Marx and Engels studied religion in general but primarily understood religion in Western Europe. Lenin was most familiar with religion in Russia. They had little understanding of religion in China, which has its own special characteristics. For example, the role of religion in China has always been much smaller than its role in Europe. In Chinese history, divine right has never overridden the rights of rulers as it did in Europe. There was an emperor in Europe who, because he offended the Pope, had to walk a long distance barefoot and at night, to beg the Pope's forgiveness. We cannot imagine anything like this in Chinese history. Among Han Chinese, religion has always been subordinate to politics. In Europe, church creed has also been political precept, and the study of law was long under the dominion of theology. This prompted Marx to say, "the criticism of religion is the premise of all criticism." But in China, religion has never occupied such a commanding position. In China, the feudal code of ethics and the patriarchal clan system have held the place taken by religion in Europe. The slogans of the May Fourth Movement were "Down with the feudal system" and "Down with Confucius." Criticism of feudalism or the patriarchal clan system was "the premise of all criticism" in China. It would be inappropriate to copy Europe in China.

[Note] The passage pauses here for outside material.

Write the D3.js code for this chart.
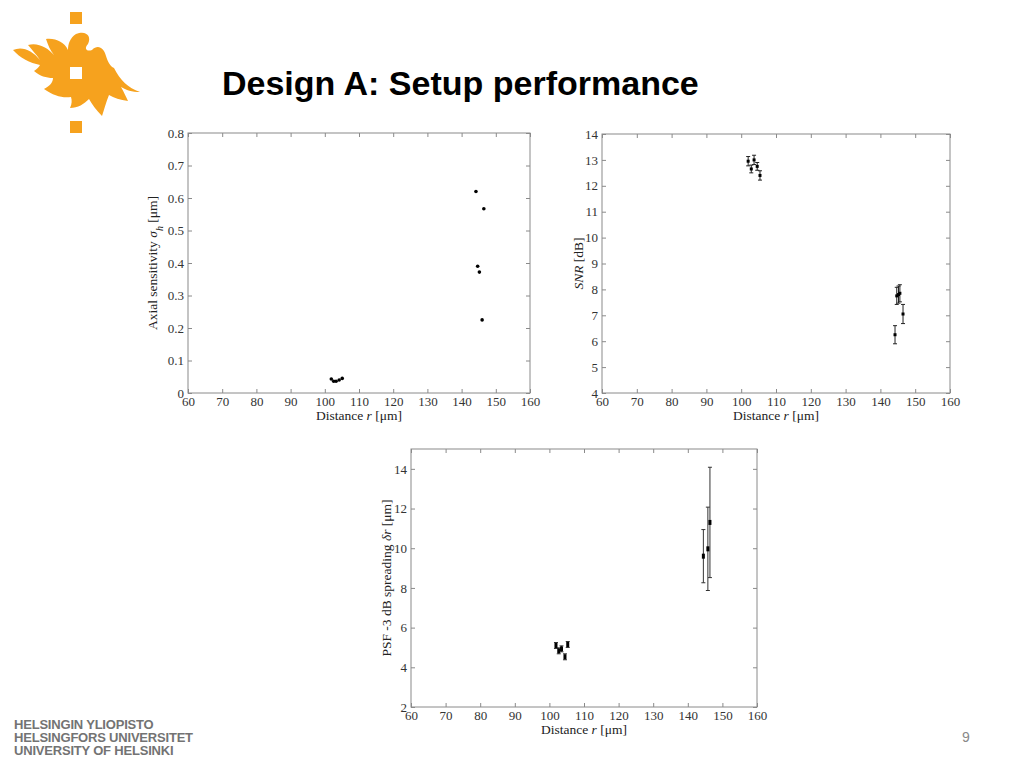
<!DOCTYPE html>
<html><head><meta charset="utf-8">
<script src="https://cdn.jsdelivr.net/npm/d3@7"></script>
<style>
body{margin:0;background:#fff;}
svg{display:block;}
.tick text{font-family:"Liberation Serif","Times New Roman",serif;font-size:13px;fill:#333;}
.tick line{stroke:#8a8a8a;}
</style></head>
<body>
<svg id="c" width="1024" height="768"></svg>
<script>
// ---------- data ----------
const xTicks = [60,70,80,90,100,110,120,130,140,150,160];

const axialDist = [101.9, 102.6, 103.3, 104.2, 105.1, 144.2, 146.5, 144.7, 145.2, 146.0];
const axialSens = [0.043, 0.036, 0.036, 0.040, 0.045, 0.620, 0.567, 0.390, 0.372, 0.225];
const axialTicks = [0,0.1,0.2,0.3,0.4,0.5,0.6,0.7,0.8];

const snrDist = [102.0, 102.9, 103.7, 104.6, 105.4, 144.2, 144.7, 145.2, 145.6, 146.5];
const snrVal  = [12.95, 12.65, 13.0, 12.75, 12.4, 6.25, 7.75, 7.8, 7.85, 7.05];
const snrErr  = [0.18, 0.15, 0.18, 0.15, 0.18, 0.35, 0.33, 0.33, 0.33, 0.37];
const snrTicks = [4,5,6,7,8,9,10,11,12,13,14];

const psfDist = [101.9, 102.7, 103.5, 104.5, 105.3, 144.5, 145.8, 146.4];
const psfVal  = [5.10, 4.83, 4.93, 4.53, 5.15, 9.60, 9.97, 11.30];
const psfErr  = [0.15, 0.15, 0.15, 0.15, 0.15, 1.34, 2.10, 2.78];
const psfTicks = [2,4,6,8,10,12,14];

const universityLines = ["HELSINGIN YLIOPISTO","HELSINGFORS UNIVERSITET","UNIVERSITY OF HELSINKI"];

// ---------- page ----------
const svg = d3.select("#c");
const orange = "#f6a21e";

// logo
const logo = svg.append("g");
logo.append("rect").attr("x",70).attr("y",12).attr("width",12).attr("height",12).attr("fill",orange);
logo.append("rect").attr("x",70).attr("y",121).attr("width",12).attr("height",12).attr("fill",orange);
logo.append("path").attr("fill",orange).attr("d",
 "M13,50 C22,46 32,50 40,60 C36,54 32,50 28,45 C38,42 48,48 54,55 C50,50 48,45 46,39 " +
 "C56,38 64,42 68,50 C68,44 70,38 76,34 C86,30 92,36 88,44 C84,48 86,52 92,50 C98,44 104,48 106,56 " +
 "C108,62 110,66 114,68 C120,80 128,88 140,92 C132,92 126,90 121,87 C124,92 126,97 128,101 " +
 "C120,100 114,98 109,95 C106,102 104,110 102,116 C96,110 92,104 89,99 C84,104 78,108 70,108 " +
 "C72,104 72,100 71,97 C62,98 54,96 44,89 C50,86 53,82 53,78 C46,78 40,76 34,71 " +
 "C37,69 39,67 40,65 C30,63 20,58 13,50 Z");
logo.append("rect").attr("x",70).attr("y",67).attr("width",12).attr("height",12).attr("fill","#fff");

svg.append("text").attr("x",222).attr("y",95)
  .attr("font-family","Liberation Sans, Arial, sans-serif").attr("font-weight","bold")
  .attr("font-size",34).attr("fill","#000").text("Design A: Setup performance");

svg.append("g").selectAll("text").data(universityLines).join("text")
  .attr("x",14).attr("y",(d,i)=>729+i*13)
  .attr("font-family","Liberation Sans, Arial, sans-serif").attr("font-weight","bold")
  .attr("font-size",13).attr("fill","#737373").attr("letter-spacing",-0.2).text(d=>d);

svg.append("text").attr("x",966).attr("y",742).attr("text-anchor","middle")
  .attr("font-family","Liberation Sans, Arial, sans-serif").attr("font-size",14)
  .attr("fill","#888").text("9");

// ---------- panels ----------
function panel(o){
  const g = svg.append("g");
  const x = d3.scaleLinear().domain([60,160]).range([o.x0,o.x1]);
  const y = d3.scaleLinear().domain(o.yDomain).range([o.y1,o.y0]);
  g.append("rect").attr("x",o.x0).attr("y",o.y0).attr("width",o.x1-o.x0).attr("height",o.y1-o.y0)
    .attr("fill","#fff").attr("stroke","#8a8a8a").attr("stroke-width",1);
  const fmt = o.fmt || (d=>d);
  g.append("g").attr("transform",`translate(0,${o.y1})`)
    .call(d3.axisBottom(x).tickValues(xTicks).tickSizeInner(-4).tickSizeOuter(0).tickPadding(4))
    .call(a=>a.select(".domain").remove());
  g.append("g").attr("transform",`translate(0,${o.y0})`)
    .call(d3.axisTop(x).tickValues(xTicks).tickSizeInner(-4).tickSizeOuter(0).tickFormat(""))
    .call(a=>a.select(".domain").remove());
  g.append("g").attr("transform",`translate(${o.x0},0)`)
    .call(d3.axisLeft(y).tickValues(o.yTicks).tickSizeInner(-4).tickSizeOuter(0).tickPadding(4).tickFormat(fmt))
    .call(a=>a.select(".domain").remove());
  g.append("g").attr("transform",`translate(${o.x1},0)`)
    .call(d3.axisRight(y).tickValues(o.yTicks).tickSizeInner(-4).tickSizeOuter(0).tickFormat(""))
    .call(a=>a.select(".domain").remove());
  // x label
  const xl = g.append("text").attr("x",(o.x0+o.x1)/2).attr("y",o.y1+27).attr("text-anchor","middle")
    .attr("font-family","Liberation Serif, Times New Roman, serif").attr("font-size",13.5).attr("fill","#222");
  xl.append("tspan").text("Distance ");
  xl.append("tspan").attr("font-style","italic").text("r");
  xl.append("tspan").text(" [μm]");
  // y label
  const yl = g.append("text").attr("transform",`translate(${o.ylx},${(o.y0+o.y1)/2}) rotate(-90)`)
    .attr("text-anchor","middle")
    .attr("font-family","Liberation Serif, Times New Roman, serif").attr("font-size",13.5).attr("fill","#222");
  o.ylabel.forEach(p=>{
    const t = yl.append("tspan").text(p.t);
    if(p.i) t.attr("font-style","italic");
    if(p.sub) t.attr("baseline-shift","sub").attr("font-size",10);
  });
  return {g,x,y};
}

// panel 1: axial sensitivity
{
  const p = panel({x0:188,x1:530,y0:133,y1:393,yDomain:[0,0.8],yTicks:axialTicks,
    fmt:d=>d===0?"0":d3.format(".1f")(d), ylx:157,
    ylabel:[{t:"Axial sensitivity "},{t:"σ",i:true},{t:"h",i:true,sub:true},{t:" [μm]"}]});
  p.g.append("g").selectAll("circle").data(axialDist).join("circle")
    .attr("cx",d=>p.x(d)).attr("cy",(d,i)=>p.y(axialSens[i])).attr("r",1.8).attr("fill","#000");
}

// panel 2: SNR
{
  const p = panel({x0:602,x1:950,y0:134,y1:393,yDomain:[4,14],yTicks:snrTicks, ylx:583,
    ylabel:[{t:"SNR",i:true},{t:" [dB]"}]});
  const eg = p.g.append("g").attr("stroke","#222").attr("stroke-width",1);
  snrDist.forEach((d,i)=>{
    const cx = p.x(d), yt = p.y(snrVal[i]+snrErr[i]), yb = p.y(snrVal[i]-snrErr[i]);
    eg.append("line").attr("x1",cx).attr("x2",cx).attr("y1",yt).attr("y2",yb);
    eg.append("line").attr("x1",cx-2).attr("x2",cx+2).attr("y1",yt).attr("y2",yt);
    eg.append("line").attr("x1",cx-2).attr("x2",cx+2).attr("y1",yb).attr("y2",yb);
  });
  p.g.append("g").selectAll("rect").data(snrDist).join("rect")
    .attr("x",d=>p.x(d)-1.5).attr("y",(d,i)=>p.y(snrVal[i])-1.5).attr("width",3).attr("height",3).attr("fill","#000");
}

// panel 3: PSF
{
  const p = panel({x0:411,x1:757,y0:449,y1:707,yDomain:[2,15],yTicks:psfTicks, ylx:391,
    ylabel:[{t:"PSF -3 dB spreading "},{t:"δr",i:true},{t:" [μm]"}]});
  const eg = p.g.append("g").attr("stroke","#333").attr("stroke-width",1);
  psfDist.forEach((d,i)=>{
    const cx = p.x(d), yt = p.y(psfVal[i]+psfErr[i]), yb = p.y(psfVal[i]-psfErr[i]);
    eg.append("line").attr("x1",cx).attr("x2",cx).attr("y1",yt).attr("y2",yb);
    eg.append("line").attr("x1",cx-2).attr("x2",cx+2).attr("y1",yt).attr("y2",yt);
    eg.append("line").attr("x1",cx-2).attr("x2",cx+2).attr("y1",yb).attr("y2",yb);
  });
  p.g.append("g").selectAll("rect").data(psfDist).join("rect")
    .attr("x",d=>p.x(d)-1.5).attr("y",(d,i)=>p.y(psfVal[i])-2.5).attr("width",3).attr("height",5).attr("fill","#000");
}
</script>
</body></html>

Marx and Engels did not speak of the historical stages of socialism, nor did Lenin have time to study religious questions in the socialist period. What changes took place in the status and function of religion after the people took political power? How should religious questions be dealt with in the socialist period? These were extremely novel subjects. To copy from Europe, from the old ways, or from the period of reactionary rule, would not do. As Lenin said, for example, "The present source of religion is the dread of the unchecked forces of capitalism. These forces truly are unchecked, because the musses cannot foresee them, and because the proletariat and small landholders might meet them anytime, anywhere in the course of their lives. This is what happens when they meet 'sudden,' 'unexpected,' 'happenstance,' bankruptcy and destruction, that turns them into beggars, paupers and prostitutes, even forcing them to starvation."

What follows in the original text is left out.